Friday, September 16, 2011

Drew, I had no idea...










So I was mozying around on the internet the other day, meddling in other people's business, and stumbled across this video of barber, musician, and proud Thunder Bolt Drew Danburry. This video is rad because Drew ollies over a car off a launch ramp in the street. You know, mid-nineties street contest style. Toy Machine "Heavy Metal" style. 411 issue 10 style. Get what I'm sayin, Pal? Seeing this video brought me right back to my beginning days of skating and put me at home. Also, Drew grinds that long hubba ledge down that double set, and I'm a huge fan of long hubba ledge grinds. Thanks Drew for keeping it real... I heard Drew say that August 1 was an amazing day for him and his skateboard, and I now understand why. Check out his video, and you'll see why too. Anyway, I don't have Drew's permission to be putting this on the blog, and I only hope that he will one day forgive me...

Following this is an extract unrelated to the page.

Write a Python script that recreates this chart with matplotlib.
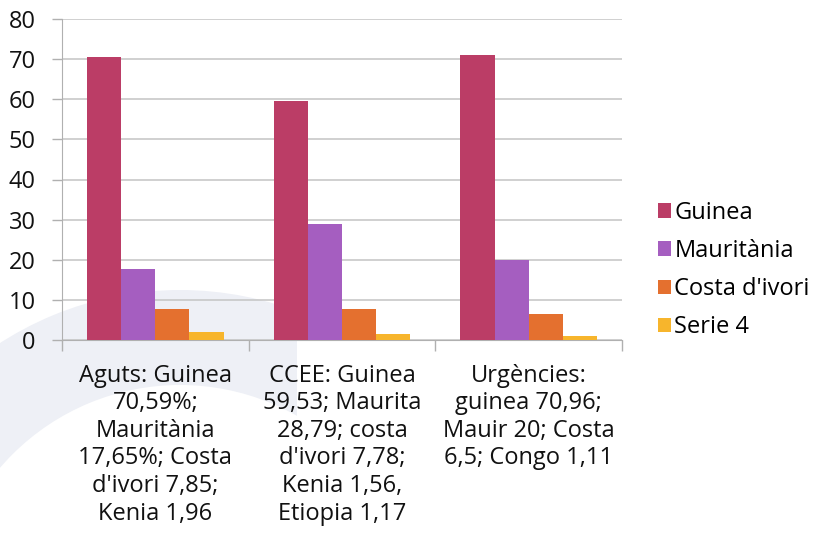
import numpy as np
import matplotlib
matplotlib.use("Agg")
import matplotlib.pyplot as plt
from matplotlib.patches import Wedge, Rectangle

categories = [
    "Aguts: Guinea\n70,59%;\nMauritània\n17,65%; Costa\nd'ivori 7,85;\nKenia 1,96",
    "CCEE: Guinea\n59,53; Maurita\n28,79; costa\nd'ivori 7,78;\nKenia 1,56,\nEtiopia 1,17",
    "Urgències:\nguinea 70,96;\nMauir 20; Costa\n6,5; Congo 1,11",
]
series_names = ["Guinea", "Mauritània", "Costa d'ivori", "Serie 4"]
guinea = [70.59, 59.53, 70.96]
mauritania = [17.65, 28.79, 20.0]
costa = [7.85, 7.78, 6.5]
serie4 = [1.96, 1.56, 1.11]
colors = ["#bb3d66", "#a55ec0", "#e4702f", "#f7b52c"]

plt.rcParams['font.family'] = ['Open Sans', 'DejaVu Sans']

fig = plt.figure(figsize=(8.13, 5.41), dpi=100)

# faint watermark arc in the background
bg = fig.add_axes([0, 0, 1, 1], zorder=0)
bg.set_xlim(0, 813)
bg.set_ylim(541, 0)
bg.axis('off')
ring = Wedge((180, 622), 332, 0, 360, width=95, facecolor="#eef0f6", edgecolor="none")
bg.add_patch(ring)
clip = Rectangle((0, 0), 297, 541, transform=bg.transData)
ring.set_clip_path(clip)

ax = fig.add_axes([62 / 813, 1 - 340 / 541, (622 - 62) / 813, (340 - 19) / 541], zorder=1)
ax.patch.set_alpha(0)

x = np.arange(len(categories))
w = 0.183
data = [guinea, mauritania, costa, serie4]
for i, (vals, name, c) in enumerate(zip(data, series_names, colors)):
    ax.bar(x + (i - 1.5) * w, vals, w, color=c, label=name, zorder=3)

ax.set_xlim(-0.5, 2.5)
ax.set_ylim(0, 80)
ax.set_yticks(range(0, 81, 10))
ax.yaxis.grid(True, color="#c4c4c4", linewidth=1.1, zorder=0)

ax.set_xticks(x)
ax.set_xticklabels(categories, fontsize=17, color="#111111", linespacing=1.2)
ax.set_xticks([-0.5, 0.5, 1.5, 2.5], minor=True)
ax.tick_params(axis='x', which='major', length=0, pad=17)
ax.tick_params(axis='x', which='minor', length=8, color="#b0b0b0", width=1)
ax.tick_params(axis='y', length=7, color="#b0b0b0", width=1, labelsize=17,
               labelcolor="#111111", pad=12)

for s in ['top', 'right']:
    ax.spines[s].set_visible(False)
ax.spines['left'].set_color("#b0b0b0")
ax.spines['bottom'].set_color("#b0b0b0")

fig.legend(loc='center left', bbox_to_anchor=(649 / 813, 1 - 270 / 541),
           frameon=False, fontsize=17, handlelength=0.55, handleheight=0.55,
           handletextpad=0.12, labelspacing=0.6, borderaxespad=0)

fig.savefig("out.png", dpi=100)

I also don't have permission to be putting up pictures of Aaron Lopez on the blog. I don't know that I need permission to put them up?... Anyway, we skated with Aaron a while ago and he ollied and 180ed this massive gap. I thought I'd put the pictures up for you to see. Now that I'm at it, I'm just going to put up pictures of other people that haven't given me permission to put them up. This is Alex Washington, and he's doing a switch flip around turn around over the pit of death. This is the pit that Jobba the Hut threw people into on "Return of the Jedi," so Alex isn't messing around when he skates over it. He faces up to a thousand years of being digested if he misses his trick.

People, want to know what happens to your body when you consume an entire cantaloupe (that may or may not be too ripe...) in one sitting? You become stronger than you ever have been in your entire life. That's what happened to me last night, and I woke up this morning with super human abilities to do wonderful things with my body. Things that normal people can't do. Things that only super heroes can do. Now all my classmates think I'm a mutant of sorts because they can't do the wonderful things with their bodies that I can do with mine. Don't believe me? Try it for yourself! Then you'll know what I'm talking about. I'll leave it up to you and your imagination to think of the amazing things you'll be able to do after you eat that entire cantaloupe. But just to warn you, those amazing things only last until the next time you go to the bathroom. The toilet is the cantaloupe's Kriptonite, and you will lose all your powers upon using it...

1 comment:

  1. This is funny that you say that because late last night I went to the store to by a cantaloupe. Came home with one and a watermelon. After eating half a cantaloupe I tried going to sleep, but alas, amazing super human powers were already developing within me.
    Pretty much I stayed up until 2:00 with the most intensive farts I have ever had. No joke, it woke the baby up in the next apartment after a real loud one.